Let There Be iPhone

While I fully realize that the last thing anyone needs is another post either criticizing or hyping the iPhone, I simply can’t resist.

For starters, the iPhone will change mobile media habits forever.  I’m not saying that everyone will own an iPhone but I am saying that Apple’s mobile OS runs cleaner and smoother than any interface that is currently available and consumers respond to good interface.

Secondly, with the iPhone comes the only real next generation development platform.  Buying and installing an application on your iPhone is as simple as a couple taps.  This is exactly how Apple pioneered digital music distribution with the iTunes store only it’s slightly easier.

The funniest thing about the 3G iPhone is that the 3G network is pretty much irrelevant.  Most consumers will have a hard time finding it in the wild and unless you’re very in tune with download speeds and are downloading a significant file, you probably won’t notice that it’s “twice as fast.”

Then of course there’s the size, or form factor, if you prefer jargon.  Watching video on an iPhone is actually enjoyable and some of the application developers, like Major League Baseball, are really getting it right.  Sports highlights, YouTube videos and most video podcasts make perfect sense for this platform.  Whether or not long format video, like Hulu or traditional TV/movies, will work as well remains to be seen.

Google is going to be taking a crack at this before the end of the year as well.  They’re great content aggregators but they haven’t proven that they can build a usable OS yet.

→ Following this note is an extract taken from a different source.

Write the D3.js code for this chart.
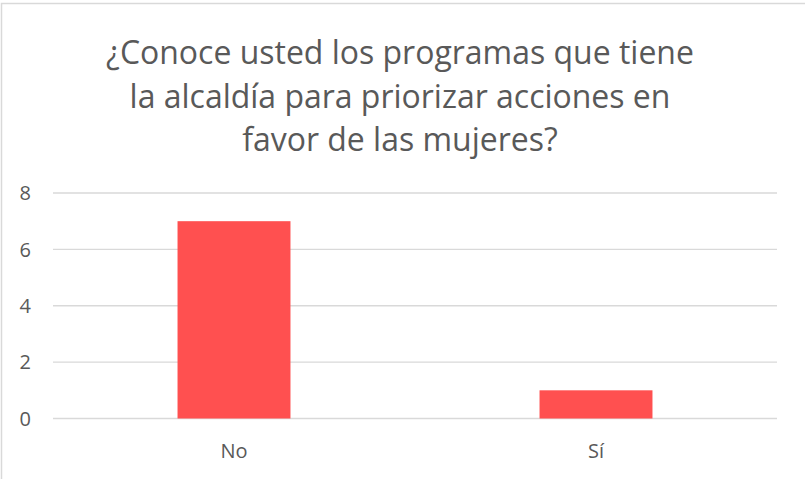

Apple has one more advantage here.  They now own one of each of the “three screens.”  They are a juggernaut in the PC market, they’re picking up major momentum in mobile and the Apple TV remains, in my opinion, to be one of the most underrated devices in consumer electronics.  I can’t imagine that syncing media between these three devices is more than 18 months away.  Once that hits, you will be seeing a truly seamless media consumer and it will be interesting to see which channels survive and which fade.